This post was last updated on March 30th, 2016 at 06:22 pm
Sometimes you need to update. Your website, social media pages, even your logo can become dated if you take too long between revisions. Still rebranding is a huge undertaking for a company, much less for the designer responsible for the updated graphic elements. As stated by You the Designer, changing a logo impacts the overall brand identity of the company, and isn’t something to be done lightly. Some logos withstand the test of time; if you feel that yours hasn’t, or a client has one in need of revision, these tips will help you in this heaviest of corporate undertakings.
Below Are the Top 5 Logo Redesign Lessons for a Designer –
Second Guess Before You Begin
Before you even start looking for a designer or working on mockups, make sure that you understand why you’re changing the logo and how logo redesign could impact your business. Will this alienate your current loyal customers? Will this change your demographic? Why are you changing the logo to begin with? If you can’t answer these questions, you may not be ready for a logo redesign.
All too often, small to mid-size businesses embark on rebranding endeavors any time the design market shifts. Others struggle to keep up with competitors, changing things as soon as they realize the “other guys” are looking to refresh themselves; this is even worse than trying to keep up with the design market, as it puts you or your client’s business on a time limit to get the logo redesign out before the competitor finishes rolling out their own. Never redesign your logo if you don’t have a good reason.
Maintain Brand Awareness
If you or your client have used the same logo for years, the recognition your logo provides your company is an invaluable marketing tool. According to Logo Design Love, this is why many logo redesigns aim for subtlety, changing things without losing the overall familiarity customers have with your brand image.

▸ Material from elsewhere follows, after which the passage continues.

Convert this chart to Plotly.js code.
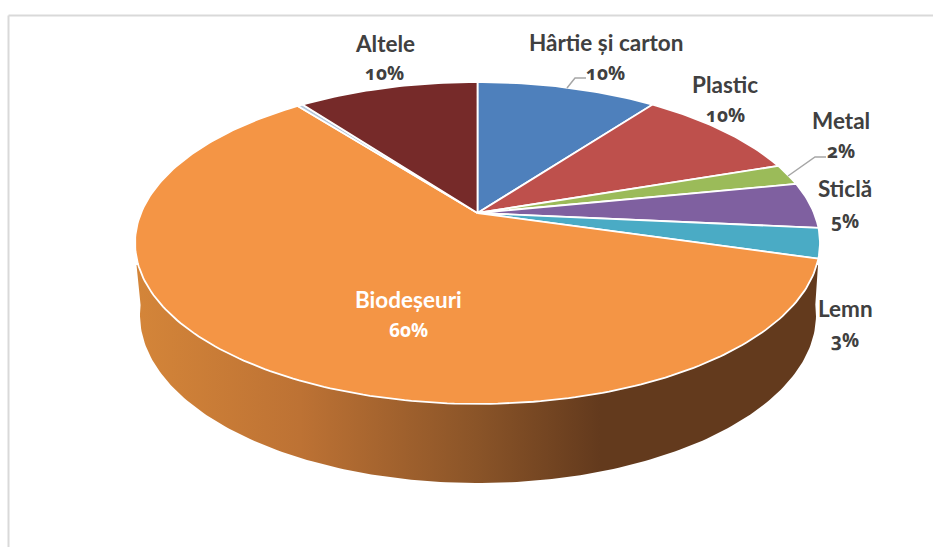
<!DOCTYPE html>
<html>
<head>
<meta charset="utf-8">
<script src="https://cdn.plot.ly/plotly-3.0.1.min.js"></script>
<style>
html,body{margin:0;padding:0;background:#fff}
#chart{width:933px;height:547px}
svg text{font-variant-numeric:oldstyle-nums;font-feature-settings:"onum" 1,"lnum" 0;}
</style>
</head>
<body>
<div id="chart"></div>
<script>
// Data (percent of waste, clockwise from the top)
const categories = ['Hârtie și carton','Plastic','Metal','Sticlă','Lemn','Biodeșeuri','Nespecificat','Altele'];
const values     = [10.2, 9.6, 2.1, 4.6, 3, 60, 0.3, 10.2];
const percentLabels = ['10%','10%','2%','5%','3%','60%','','10%'];
const sliceColors = ['#4e80bc','#be504c','#9bbb59','#7f60a0','#4aabc5','#f49545','#b4c6da','#762a29'];

// Projection of the tilted disc on the page
const hubX = 477.5, hubY = 213, radiusX = 336.5, radiusY = 155.4, tilt = 0.186;
function rim(theta){
  const w = 1 + tilt*Math.cos(theta);
  return [hubX + radiusX*Math.sin(theta)/w, hubY - radiusY*Math.cos(theta)/w];
}
const total = values.reduce((a,b)=>a+b,0);
const traces = [];

// Side wall: lower rim ellipse, joined to the upper rim at both sides
const lowerCx = 478, lowerCy = 315, lowerRx = 338, lowerRy = 168;
const wallX = [], wallY = [];
for (let a = -0.02*Math.PI; a <= 1.0201*Math.PI; a += Math.PI/180){
  wallX.push(lowerCx + lowerRx*Math.cos(a));
  wallY.push(lowerCy + lowerRy*Math.sin(a));
}
wallX.push(136.5, 477.5, 818); wallY.push(265, 265, 265);
traces.push({
  type:'scatter', mode:'lines', x:wallX, y:wallY, fill:'toself',
  line:{width:0, color:'rgba(0,0,0,0)'}, hoverinfo:'skip', showlegend:false,
  fillgradient:{type:'horizontal', colorscale:[
    [0,'#d48539'],[0.24,'#bd7234'],[0.5,'#8a5428'],[0.68,'#633a1d'],[1,'#633a1d']
  ]}
});

// Top face: one polygon per slice, from the values
let cum = 0;
values.forEach((v,i)=>{
  const a0 = cum/total*2*Math.PI; cum += v;
  const a1 = cum/total*2*Math.PI;
  const xs = [hubX], ys = [hubY];
  const n = Math.max(2, Math.ceil((a1-a0)/(Math.PI/180)));
  for (let k=0;k<=n;k++){
    const p = rim(a0+(a1-a0)*k/n);
    xs.push(p[0]); ys.push(p[1]);
  }
  xs.push(hubX); ys.push(hubY);
  traces.push({
    type:'scatter', mode:'lines', x:xs, y:ys, fill:'toself', name:categories[i],
    fillcolor:sliceColors[i], line:{color:'#ffffff', width:1.8},
    hoverinfo:'name', showlegend:false
  });
});

// Label positions
const labelX = [605.5, 725, 841, 844.5, 845, 408, null, 384.5];
const nameY  = [42.5, 84.5, 120.5, 188, 308.5, 299.5, null, 43.5];
const pctY   = [73, 115, 151, 221, 340, 330, null, 73];
const annotations = [];
categories.forEach((c,i)=>{
  if(!percentLabels[i]) return;
  const col = i===5 ? '#ffffff' : '#404040';
  annotations.push({x:labelX[i], y:nameY[i], xref:'x', yref:'y', text:'<b>'+c+'</b>', showarrow:false,
    font:{family:'Lato, sans-serif', size:22.5, color:col}, xanchor:'center', yanchor:'middle'});
  annotations.push({x:labelX[i], y:pctY[i], xref:'x', yref:'y', text:'<b>'+percentLabels[i]+'</b>', showarrow:false,
    font:{family:'Open Sans, sans-serif', size:19, color:col}, xanchor:'center', yanchor:'middle'});
});

const layout = {
  width:933, height:547, margin:{l:0,r:0,t:0,b:0,pad:0},
  paper_bgcolor:'#ffffff', plot_bgcolor:'#ffffff',
  xaxis:{range:[0,933], visible:false, fixedrange:true},
  yaxis:{range:[547,0], visible:false, fixedrange:true},
  annotations,
  shapes:[
    {type:'line', xref:'x', yref:'y', x0:8.5, y0:15.5, x1:933, y1:15.5, line:{color:'#d9d9d9', width:2}, layer:'below'},
    {type:'line', xref:'x', yref:'y', x0:8.5, y0:15.5, x1:8.5, y1:547, line:{color:'#d9d9d9', width:2}, layer:'below'},
    {type:'path', xref:'x', yref:'y', path:'M567,88 L575,78 L586,78', line:{color:'#a6a6a6', width:1.5}},
    {type:'path', xref:'x', yref:'y', path:'M788,176 L815,157 L826,157', line:{color:'#a6a6a6', width:1.5}}
  ]
};
Plotly.newPlot('chart', traces, layout, {displayModeBar:false});
</script>
</body>
</html>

Remember that a logo redesign is often just a refresh, not a complete rebranding effort. Even if you’re aiming to completely change your brand image, you can maintain familiarity by working within the same color palette, recreating the imagery already used in the logo to fit the sleek and almost minimalist logo redesign seen in today’s top companies. On this same vein, whether you are a logo designer or you’re looking to employ one, before you set out on making a new logo you both need to be 100 percent clear on the direction and purpose for the redesign. Establishing that the new logo needs to be more modern and appeal to a broader audience gives everyone involved a great direction to research and get to work on prototypes and mockups for the new design.
Focus on Typography
This doesn’t apply to every logo, but for those that are primarily based around text, you should focus on the typography used beyond just a change in color or size. Look into using something custom—instead of modifying a typeface you have in your font library, try starting from scratch and hand-lettering the company name into the logo. Smooth it out into a crisp vector graphic, make sure that you maintain your corporate color scheme and you’re set to go.
Understand the Graphics
Design Shack explains this perfectly: every good logo has a story. When you get to the graphical aspects of the design, that story needs to be understood by everyone on the rebranding project. Whether it’s symbolism in color choice or an image hidden in the text—as seen in the FedEx logo, with its hidden arrow moving shipments forward—you need to put more thought into a logo redesign than you did the first time the logo was created. You don’t want to lose the story of the original logo, just smooth off the rough edges and make it more easily digested by the current market.
This also applies to the balance between graphics and text. If the two can be incorporated together, great! If not, it isn’t the end of the world. Sometimes a picture really is worth a thousand words, and with a professional designer in charge of the project you know your logo is in good hands.
Working with multiple professional designers through Designhill can help you to achieve the logo redesign you need at a price you can afford, but that’s not the end of it. Don’t forget about the importance of test audiences and studies—and no, a relative doesn’t count. Before you move forward with your logo redesign and corporate rebranding effort, make sure you introduce the new design to your customers, get some feedback, and actually take it into account. If the new design doesn’t appeal to your current loyal customers, it’s probably not going to appeal to the prospective customers this redesign is meant to impress.
At the end of the day the client has veto power, but professional graphic designers are professional for a reason; everyone should be ready for recommendations and constructive criticism. Take it all in and use it to produce the perfect logo.